OK, now panic. Get it out of your system.

If this is your first time (oh, there will be others), start by deliberately making the same mistake again -- but to a second card or floppy. You can try all sorts of recovery techniques on the second one until you find something that works.

The first thing to realize is that, whether you are using a Macintosh or a Windows PC, your storage device is (no doubt) formatted for MS-DOS.

Macintosh computers have no trouble reading and writing MS-DOS media (and, just for the record, PCs can handle Macintosh media with third-party software). But neither of them is any good at running disk utilities on the other's media. Your Norton knows your native file system, period. So recovery of a DOS-formatted card is a Windows task.

Unfortunately, Windows may see your card only as a network drive (where, as with floppies, deletions are not safely buffered in the Recycle Bin). And it's rude to reorganize the directories of network drives, so your usual unerase utility may not work.

 

But there's hope. No guarantees, but hope. (Precious little hope if you've already stored newer images on the card. Or just reformatted it. But you didn't do that. Right?)

"To actually erase a file, you have to write over every byte. And more than once, if you believe certain U.S. government specs."

So to unerase from your DOS-formatted card, you'll need access to a Windows computer with a card reader and software that will recognize your card and unerase your files.

There are a number of unerase utilities that may help. We know of one 64MB CompactFlash card saved by the shareware program Recover98, even after a few new shots were written to it by a Nikon 950. We've had no success with MS-DOS Undelete, Norton Quick Unerase (which has trouble with files as large as image files), or shareware like Directory Snoop -- either because they wouldn't touch a network drive or they couldn't find the first cluster of deleted files. The freeware program Emergency Undelete for Windows NT sounds promising, but we haven't personally been saved by it. (If you have a success story with any unerase utility, let us know about it at [email protected] and we'll pass the information along.)

You see, these utilities know a little secret that you may not -- the data on the card is not really erased. It isn't lost until it's been written over with new information saved to its formerly protected sectors. Instead, an erase operation simply frees the file's disk space, overwriting the file name's first character in the card's directory with the Greek character sigma, so it no longer appears in the active file directory. It's faster and just as effective. If not secure. To actually erase a file, you have to write over every byte. And more than once, if you believe certain U.S. government specs. (That's what the Norton Wipe command is all about.)

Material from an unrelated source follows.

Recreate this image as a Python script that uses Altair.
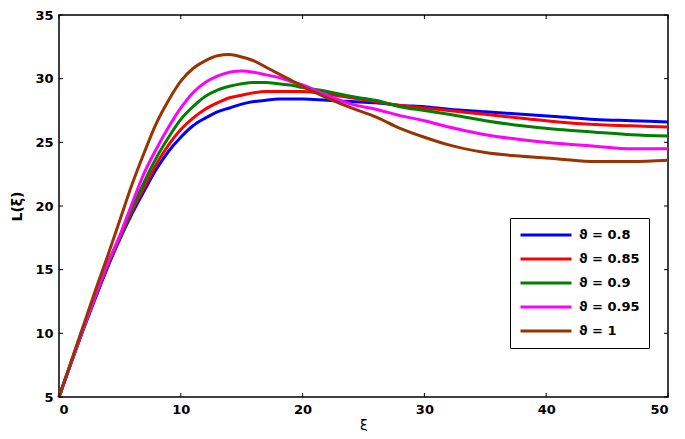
import altair as alt
import pandas as pd

# ---- data ----
xi = [0, 1, 2, 3, 4, 5, 6, 7, 8, 9, 10, 11, 12, 13, 14, 15, 16, 17, 18, 19, 20,
      22, 24, 26, 28, 30, 32, 35, 38, 41, 44, 47, 50]

L_080 = [5, 7.7, 10.3, 12.8, 15.2, 17.4, 19.4, 21.2, 22.9, 24.3, 25.4, 26.3, 26.9, 27.4, 27.7, 28.0, 28.2, 28.3, 28.4, 28.4, 28.4,
         28.3, 28.2, 28.1, 27.9, 27.8, 27.6, 27.4, 27.2, 27.0, 26.8, 26.7, 26.6]
L_085 = [5, 7.7, 10.4, 12.9, 15.3, 17.5, 19.6, 21.5, 23.3, 24.8, 26.0, 26.9, 27.6, 28.1, 28.5, 28.7, 28.9, 29.0, 29.0, 29.0, 29.0,
         28.8, 28.5, 28.2, 27.9, 27.7, 27.5, 27.2, 26.9, 26.6, 26.4, 26.3, 26.2]
L_090 = [5, 7.7, 10.4, 13.0, 15.4, 17.6, 19.8, 21.9, 23.8, 25.4, 26.8, 27.8, 28.6, 29.1, 29.4, 29.6, 29.7, 29.7, 29.6, 29.5, 29.3,
         29.0, 28.6, 28.3, 27.8, 27.5, 27.2, 26.7, 26.3, 26.0, 25.8, 25.6, 25.5]
L_095 = [5, 7.7, 10.4, 13.0, 15.5, 17.7, 20.2, 22.6, 24.5, 26.2, 27.7, 28.9, 29.7, 30.2, 30.5, 30.6, 30.5, 30.3, 30.1, 29.8, 29.5,
         28.7, 28.0, 27.6, 27.1, 26.7, 26.2, 25.6, 25.2, 24.9, 24.7, 24.5, 24.5]
L_100 = [5, 7.8, 10.6, 13.4, 16.1, 18.9, 21.7, 24.2, 26.5, 28.3, 29.8, 30.8, 31.4, 31.8, 31.9, 31.7, 31.4, 30.9, 30.4, 29.9, 29.4,
         28.5, 27.7, 27.0, 26.1, 25.4, 24.8, 24.2, 23.9, 23.7, 23.5, 23.5, 23.6]

labels = ["\u03d1 = 0.8", "\u03d1 = 0.85", "\u03d1 = 0.9", "\u03d1 = 0.95", "\u03d1 = 1"]
colors = ["#0000FF", "#FF0000", "#008000", "#FF00FF", "#993300"]

x_ticks = [0, 10, 20, 30, 40, 50]
y_ticks = [5, 10, 15, 20, 25, 30, 35]

series = [L_080, L_085, L_090, L_095, L_100]
rows = []
for lab, vals in zip(labels, series):
    for xv, yv in zip(xi, vals):
        rows.append({"xi": xv, "L": yv, "theta": lab})
df = pd.DataFrame(rows)

W, H = 609, 382
xscale = alt.Scale(domain=[0, 50], nice=False, zero=False)
yscale = alt.Scale(domain=[5, 35], nice=False, zero=False)
xaxis = alt.Axis(values=x_ticks, title="\u03be", format="d")
yaxis = alt.Axis(values=y_ticks, title="L(\u03be)", format="d")

lines = alt.Chart(df).mark_line(strokeWidth=3, interpolate="monotone").encode(
    x=alt.X("xi:Q", scale=xscale, axis=xaxis),
    y=alt.Y("L:Q", scale=yscale, axis=yaxis),
    color=alt.Color("theta:N", sort=labels,
                    scale=alt.Scale(domain=labels, range=colors),
                    legend=alt.Legend(title=None)),
    order=alt.Order("xi:Q"),
)

xt = pd.DataFrame({"xi": x_ticks})
yt = pd.DataFrame({"L": y_ticks})
tick_style = dict(color="black", strokeWidth=1)

bottom_ticks = alt.Chart(xt).mark_rule(**tick_style).encode(
    x=alt.X("xi:Q", scale=xscale, axis=xaxis), y=alt.value(H), y2=alt.value(H - 4))
top_ticks = alt.Chart(xt).mark_rule(**tick_style).encode(
    x=alt.X("xi:Q", scale=xscale, axis=xaxis), y=alt.value(0), y2=alt.value(4))
left_ticks = alt.Chart(yt).mark_rule(**tick_style).encode(
    y=alt.Y("L:Q", scale=yscale, axis=yaxis), x=alt.value(0), x2=alt.value(4))
right_ticks = alt.Chart(yt).mark_rule(**tick_style).encode(
    y=alt.Y("L:Q", scale=yscale, axis=yaxis), x=alt.value(W), x2=alt.value(W - 4))

chart = alt.layer(lines, bottom_ticks, top_ticks, left_ticks, right_ticks).properties(
    width=W, height=H,
    autosize=alt.AutoSizeParams(type="none"),
    padding={"left": 51, "top": 7, "right": 9, "bottom": 34},
).configure_view(
    stroke="black", strokeWidth=1.5
).configure_axis(
    grid=False, ticks=False, domain=False,
    labelFont="DejaVu Sans", labelFontWeight="bold", labelFontSize=13, labelColor="black",
    titleFont="DejaVu Sans", titleColor="black",
).configure_axisX(
    labelPadding=6, titleFontSize=14, titleFontWeight="normal", titlePadding=2,
).configure_axisY(
    labelPadding=6, titleFontSize=14, titleFontWeight="bold", titlePadding=10,
).configure_legend(
    orient="none", legendX=451, legendY=203,
    strokeColor="black", fillColor="white", padding=9,
    symbolType="stroke", symbolSize=2600, symbolStrokeWidth=3,
    labelFont="DejaVu Sans", labelFontWeight="bold", labelFontSize=13, labelColor="black",
    clipHeight=16, rowPadding=8, labelOffset=6,
)

chart.save("out.html", embed_options={"renderer": "svg", "actions": False})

If you're lucky, your unerase utility will just ask you for the first letter of each erased file name it found. And a few keystrokes later, you'll have your file right back where you hoped it still was.

Long ago, we made the stunning revelation that everyone (except goldfish) makes mistakes. It's our intelligence misfiring. So take heart! But if you're really intelligent, swing the odds in your favor. Adopt foolproof habits -- like deleting images only in your camera, using your computer solely to copy, and relying on your camera to subsequently delete. While looking at your images on your computer monitor. From the CD you just burned.

You can never be too safe when it comes to deleting files.